Is Genesis the only major creation story that...

gets almost straight to humans? (It begins with God creating the Earth of course, but by Chapter 2 of the 50 chapters it’s already switched to humans as the focus.)

For that matter, is it the only work from a major religion or a living religion that concerns tales from a single family?

The reason I ask is the Enuma Elish, the Popol Vuh, Theogony, etc., all seem to go in far more detail about the divine aspects of Creation. I’m wondering if the Bible is unique in dealing mostly with humans from [almost] the start.

Genesis isn’t the creation story. It contains two creation stories, which make up the first and second chapters. I suppose you could argue that the Flood is part of a “creation story”, too, but certainly things like Abraham and his decendents are more in the “history” category (without making any claims as to the accuracy of the history).

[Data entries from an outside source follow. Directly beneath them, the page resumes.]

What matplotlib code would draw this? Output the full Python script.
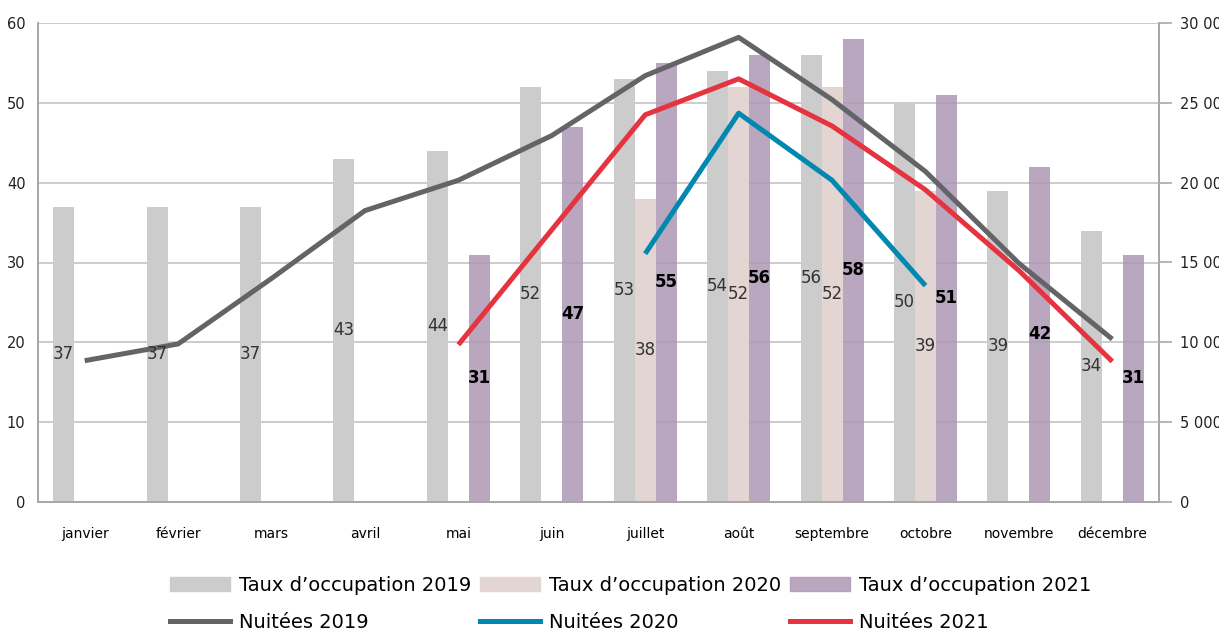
import matplotlib.pyplot as plt
import matplotlib.patches as mpatches
import matplotlib.lines as mlines
from matplotlib.ticker import FuncFormatter
import numpy as np

mois = ['janvier', 'février', 'mars', 'avril', 'mai', 'juin', 'juillet',
        'août', 'septembre', 'octobre', 'novembre', 'décembre']

taux_2019 = [37, 37, 37, 43, 44, 52, 53, 54, 56, 50, 39, 34]
taux_2020 = [None] * 6 + [38, 52, 52, 39] + [None] * 2
taux_2021 = [None] * 4 + [31, 47, 55, 56, 58, 51, 42, 31]

nuitees_2019 = [8850, 9900, 14000, 18250, 20150, 22950, 26700, 29100, 25200, 20700, 14950, 10200]
nuitees_2020 = [None] * 6 + [15550, 24350, 20150, 13550] + [None] * 2
nuitees_2021 = [None] * 4 + [9850, 17050, 24250, 26500, 23550, 19550, 14500, 8800]

c_t19, c_t20, c_t21 = '#cccccc', '#e3d5d1', '#ad98b4'
c_n19, c_n20, c_n21 = '#636467', '#0088b0', '#e5333f'
spine_c = '#a8a8a8'

W, H = 1219, 631
fig = plt.figure(figsize=(W / 100, H / 100), dpi=100)
ax = fig.add_axes([38 / W, 129 / H, 1121 / W, 479 / H])
ax2 = ax.twinx()

x = np.arange(len(mois))
bw = 0.225


def pick(vals):
    idx = [i for i, v in enumerate(vals) if v is not None]
    return np.array(idx), np.array([vals[i] for i in idx], dtype=float)


bars = [(taux_2019, -bw, c_t19, 1.0), (taux_2020, 0.0, c_t20, 1.0), (taux_2021, bw, c_t21, 0.85)]
for vals, off, col, a in bars:
    i, v = pick(vals)
    ax.bar(i + off, v, width=bw, color=col, alpha=a, zorder=2)

for vals, col in [(nuitees_2019, c_n19), (nuitees_2020, c_n20), (nuitees_2021, c_n21)]:
    i, v = pick(vals)
    ax2.plot(i, v, color=col, lw=3.6, solid_capstyle='butt', zorder=3)

# data labels, centred in each bar
for vals, off, bold in [(taux_2019, -bw, False), (taux_2020, 0.0, False), (taux_2021, bw, True)]:
    i, v = pick(vals)
    for xi, vi in zip(i, v):
        ax2.text(xi + off, vi / 2, f'{int(vi)}', transform=ax.transData,
                 ha='center', va='center', fontsize=12,
                 fontweight='bold' if bold else 'normal',
                 color='black' if bold else '#333333', zorder=5)

ax.set_xlim(-0.5, len(mois) - 0.5)
ax.set_ylim(0, 60)
ax2.set_ylim(0, 30000)
ax.set_yticks(range(0, 61, 10))
ax2.set_yticks(range(0, 30001, 5000))
ax2.yaxis.set_major_formatter(FuncFormatter(lambda v, p: f'{int(v):,}'.replace(',', ' ')))

ax.set_xticks(x)
ax.set_xticklabels(mois, fontsize=10)
ax.tick_params(axis='x', length=0, pad=18)
ax.tick_params(axis='y', length=0, pad=9, labelsize=10.5, labelcolor='#222222')
ax2.tick_params(axis='y', length=9, width=1.2, color=spine_c, pad=6, labelsize=10.5, labelcolor='#222222')

ax.yaxis.grid(True, color='#cccccc', lw=1.4, zorder=0)
ax.set_axisbelow(True)
for a_ in (ax, ax2):
    a_.spines['top'].set_visible(False)
    for s in ['left', 'right', 'bottom']:
        a_.spines[s].set_color(spine_c)
        a_.spines[s].set_linewidth(1.4)

# legend: three columns, each with a bar entry on top and a line entry below
cols = [
    (170, 'Taux d\u2019occupation 2019', c_t19, 1.0, 'Nuitées 2019', c_n19),
    (480, 'Taux d\u2019occupation 2020', c_t20, 1.0, 'Nuitées 2020', c_n20),
    (790, 'Taux d\u2019occupation 2021', c_t21, 0.85, 'Nuitées 2021', c_n21),
]
for px, lab_t, ct, a, lab_n, cn in cols:
    h1 = mpatches.Patch(color=ct, alpha=a, label=lab_t)
    h2 = mlines.Line2D([], [], color=cn, lw=3.6, label=lab_n)
    fig.legend(handles=[h1, h2], loc='upper left', bbox_to_anchor=(px / W, 1 - 576 / H),
               frameon=False, fontsize=14, handlelength=3.1, handleheight=0.7,
               handletextpad=0.45, labelspacing=0.9, borderpad=0, borderaxespad=0)

fig.savefig('out.png', dpi=100)
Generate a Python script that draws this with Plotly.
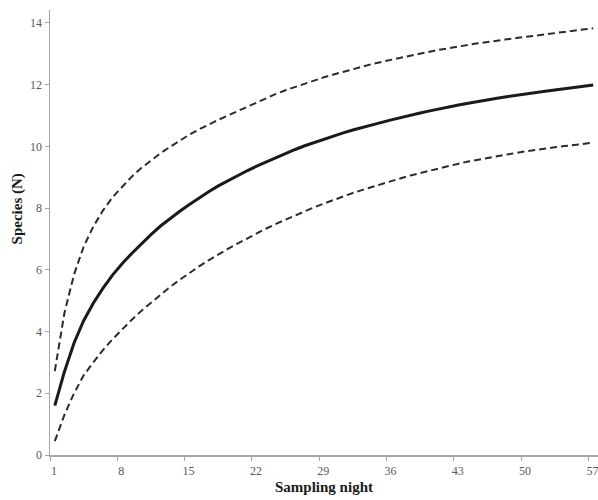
import plotly.graph_objects as go

nights = list(range(1, 58))

species_mean = [1.60, 2.70, 3.63, 4.35, 4.92, 5.40, 5.83, 6.20, 6.53, 6.84,
                7.14, 7.42, 7.67, 7.90, 8.12, 8.33, 8.53, 8.72, 8.89, 9.05,
                9.21, 9.36, 9.50, 9.64, 9.77, 9.90, 10.02, 10.13, 10.24, 10.34,
                10.44, 10.53, 10.62, 10.70, 10.78, 10.86, 10.94, 11.01, 11.08, 11.15,
                11.22, 11.28, 11.34, 11.40, 11.46, 11.51, 11.56, 11.61, 11.66, 11.71,
                11.75, 11.79, 11.83, 11.87, 11.91, 11.95, 11.99]

species_upper = [2.72, 4.60, 5.85, 6.75, 7.40, 7.92, 8.35, 8.70, 9.02, 9.30,
                 9.55, 9.78, 9.99, 10.19, 10.38, 10.55, 10.71, 10.86, 11.00, 11.14,
                 11.30, 11.44, 11.57, 11.70, 11.82, 11.93, 12.04, 12.14, 12.24, 12.33,
                 12.42, 12.51, 12.59, 12.67, 12.74, 12.81, 12.88, 12.95, 13.01, 13.07,
                 13.13, 13.19, 13.24, 13.29, 13.34, 13.39, 13.43, 13.47, 13.51, 13.55,
                 13.59, 13.63, 13.67, 13.71, 13.75, 13.79, 13.83]

species_lower = [0.45, 1.30, 2.00, 2.58, 3.00, 3.40, 3.75, 4.07, 4.38, 4.67,
                 4.94, 5.20, 5.45, 5.68, 5.90, 6.11, 6.31, 6.50, 6.68, 6.85,
                 7.02, 7.18, 7.34, 7.49, 7.63, 7.77, 7.90, 8.03, 8.15, 8.27,
                 8.38, 8.49, 8.59, 8.69, 8.79, 8.88, 8.97, 9.06, 9.14, 9.22,
                 9.30, 9.37, 9.44, 9.51, 9.57, 9.63, 9.69, 9.74, 9.79, 9.84,
                 9.89, 9.93, 9.97, 10.01, 10.05, 10.09, 10.12]

x_tick_positions = [0.5, 7.5, 14.5, 21.5, 28.5, 35.5, 42.5, 49.5, 56.5]
x_tick_labels = ["1", "8", "15", "22", "29", "36", "43", "50", "57"]
y_tick_values = [0, 2, 4, 6, 8, 10, 12, 14]

fig = go.Figure()
fig.add_trace(go.Scatter(x=nights, y=species_upper, mode="lines",
                         line=dict(color="#2b2b2b", width=2, dash="7px,4px"),
                         showlegend=False, hoverinfo="skip"))
fig.add_trace(go.Scatter(x=nights, y=species_lower, mode="lines",
                         line=dict(color="#2b2b2b", width=2, dash="7px,4px"),
                         showlegend=False, hoverinfo="skip"))
fig.add_trace(go.Scatter(x=nights, y=species_mean, mode="lines",
                         line=dict(color="#1a1a1a", width=3),
                         showlegend=False, hoverinfo="skip"))

axis_font = dict(family="Liberation Serif, Times New Roman, serif", size=12, color="#595959")
title_font = dict(family="Liberation Serif, Times New Roman, serif", size=15, color="#1a1a1a")

fig.update_layout(
    width=598, height=500,
    margin=dict(l=50, r=0, t=10, b=45, autoexpand=False),
    paper_bgcolor="white", plot_bgcolor="white",
    hovermode=False,
    xaxis=dict(
        range=[0.5, 57.5],
        tickmode="array", tickvals=x_tick_positions, ticktext=x_tick_labels,
        ticklabelshift=4, ticklabeloverflow="allow",
        ticks="outside", ticklen=4, tickcolor="#a6a6a6", tickwidth=1,
        showline=True, linecolor="#a6a6a6", linewidth=1.5,
        showgrid=False, zeroline=False,
        tickfont=axis_font, automargin=False,
        title=dict(text="<b>Sampling night</b>", font=title_font, standoff=4),
    ),
    yaxis=dict(
        range=[0, 14.42],
        tickmode="array", tickvals=y_tick_values,
        ticks="outside", ticklen=4, tickcolor="#a6a6a6", tickwidth=1,
        showline=True, linecolor="#a6a6a6", linewidth=1.5,
        showgrid=False, zeroline=False,
        tickfont=axis_font, automargin=False,
    ),
    annotations=[dict(
        text="<b>Species (N)</b>", textangle=-90,
        xref="paper", yref="paper", x=-0.0593, y=0.553,
        xanchor="center", yanchor="middle", showarrow=False,
        font=title_font,
    )],
)

fig.write_html(
    "out.html",
    config={"displayModeBar": False, "staticPlot": True},
    post_script="document.body.style.margin='0';document.body.style.overflow='hidden';"
                "document.documentElement.style.overflow='hidden';",
)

In the first of the Genesis creation stories, humans do indeed show up right at the end, on the sixth day.

Shinto does as well:

http://www.wsu.edu/~dee/ANCJAPAN/CREAT.HTM (Part 3)

Humans are all descended from the gods (the emperor being descended from the favorite, Amaterasu.)

The Mesopotamian legend of Atrahasis gets almost right to humans. But then again, the Genesis narrative steals a lot of material from it.

Dear Sampiro; Chronos is spot-on with his reply.